Our message: As credit unions have stepped up for their members during the pandemic, policymakers must step up for credit unions and the 121 million Americans they serve.

Earlier this year, the coronavirus pandemic caught our nation flat footed and forced us to adapt rapidly to a changing economic environment. Yet credit unions immediately modified their products and services by offering skip-a-pay options, fee waivers, low or no-interest loans, loan modifications, no interest accruals, drive-thru services and other beneficial financial solutions to help their members.

When small businesses needed access to the SBA’s paycheck protection program loans, credit unions persisted through website crashes and glitches to process their members’ loan applications. And when banks turned away customers, credit unions reached out with a helping hand to offer support.

That is the credit union way – to always put people well ahead of profit. This is exactly why credit unions should be a key part of the solution as Congress debates additional coronavirus relief legislation.

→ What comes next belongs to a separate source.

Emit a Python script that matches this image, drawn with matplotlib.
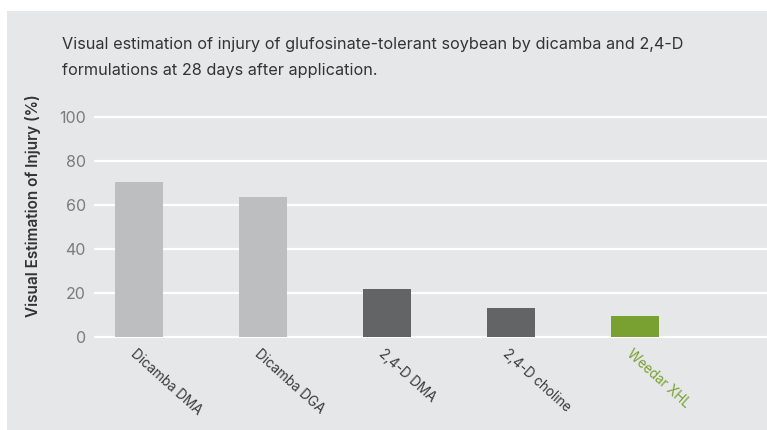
import matplotlib
matplotlib.use("Agg")
import matplotlib.pyplot as plt
import matplotlib.transforms as mtransforms
from matplotlib.patches import Rectangle

# Data
categories = ["Dicamba DMA", "Dicamba DGA", "2,4-D DMA", "2,4-D choline", "Weedar XHL"]
injury = [70.5, 63.8, 21.8, 13.2, 9.5]
bar_colors = ["#bdbec0", "#bdbec0", "#636466", "#636466", "#78a132"]
label_colors = ["#3a3a3c", "#3a3a3c", "#3a3a3c", "#3a3a3c", "#78a132"]
yticks = [0, 20, 40, 60, 80, 100]

plt.rcParams["font.family"] = ["Inter", "DejaVu Sans"]

W, H = 767, 430
fig = plt.figure(figsize=(W / 100, H / 100), dpi=100)
fig.patch.set_facecolor("white")

# grey panel behind everything
fig.patches.append(Rectangle((7 / W, 0), 1 - 7 / W, 419 / H, transform=fig.transFigure,
                             facecolor="#e6e7e9", edgecolor="none", zorder=-10))

# axes placed in pixels: x 94..767, y 112..340
ax = fig.add_axes([94 / W, (H - 340) / H, (W - 94) / W, 228 / H])
ax.set_facecolor("none")

x = list(range(len(categories)))
ax.bar(x, injury, width=0.387, color=bar_colors, zorder=3)

ax.set_xlim(-0.363, 5.065)
ax.set_ylim(-1.36, 102.27)
ax.set_yticks(yticks)
ax.set_yticklabels([str(v) for v in yticks])
ax.grid(axis="y", color="white", linewidth=1.6, zorder=1)
ax.tick_params(axis="y", length=0, pad=6, labelsize=11.5, labelcolor="#7a7b7d")
ax.tick_params(axis="x", length=0, pad=5)
for s in ax.spines.values():
    s.set_visible(False)

ax.set_xticks(x)
ax.set_xticklabels(categories, rotation=-42, ha="left", va="top",
                   rotation_mode="anchor", fontsize=9.7)
shift = mtransforms.ScaledTranslation(-2 / 100, 0, fig.dpi_scale_trans)
for lbl, c in zip(ax.get_xticklabels(), label_colors):
    lbl.set_color(c)
    lbl.set_transform(lbl.get_transform() + shift)

fig.text(62 / W, 1 - 45 / H,
         "Visual estimation of injury of glufosinate-tolerant soybean by dicamba and 2,4-D",
         fontsize=11.7, color="#333333", va="center", ha="left")
fig.text(62 / W, 1 - 71 / H, "formulations at 28 days after application.",
         fontsize=11.7, color="#333333", va="center", ha="left")

fig.text(33 / W, 1 - 206 / H, "Visual Estimation of Injury (%)", rotation=90,
         fontsize=11, fontweight="semibold", color="#333333", va="center", ha="center")

fig.savefig("out.png", dpi=100)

Since the pandemic began, NAFCU has been working within the Washington beltway to ensure credit unions have a seat at the table and that our industry’s voice is heard. To date, we have helped secure many wins for the credit union industry – but we will continue to push for more.

This includes member business lending and capital reforms, automatic forgiveness of PPP loans under $150,000, and increasing funding for Community Development Financial Institutions (CDFIs) to help low-income communities. These are policy reforms we will be sure to raise in our virtual meetings this week with lawmakers and their staff on Capitol Hill.

But while we push for policies that would ultimately be beneficial to our local communities, we must remain vigilant against proposals that would be bad policy, such as postal banking programs, expanding the Durbin Amendment’s interchange price caps and the Office of the Comptroller of the Currency’s consideration of a payments charter. More so, efforts to grant the NCUA supervisory powers over third-party vendors would be wholly unnecessary and create substantial new costs for credit unions amid a recession and global pandemic.

In times of crisis, it is important that we deliver policies that are beneficial to the millions of Americans being impacted by the economic crisis and the virus itself. These proposals should give policymakers significant pause – if not their flat-out rejection.

Strong leadership begins with strong solutions, and reforms that empower credit unions to serve more American consumers are the types of policies we need from lawmakers during this pivotal moment. With the presidential election fast approaching, we wrote to President Donald Trump and former Vice President Joe Biden to share credit union priorities.

We look forward to engaging with lawmakers, alongside our credit union members, to advocate for positive, consumer-focused reforms as we join together at NAFCU’s Congressional Caucus event.

Credit unions must be empowered to serve more Americans.

Carrie Hunt

Carrie Hunt is EVP of Government Affairs and General Counsel for NAFCU in Washington, D.C.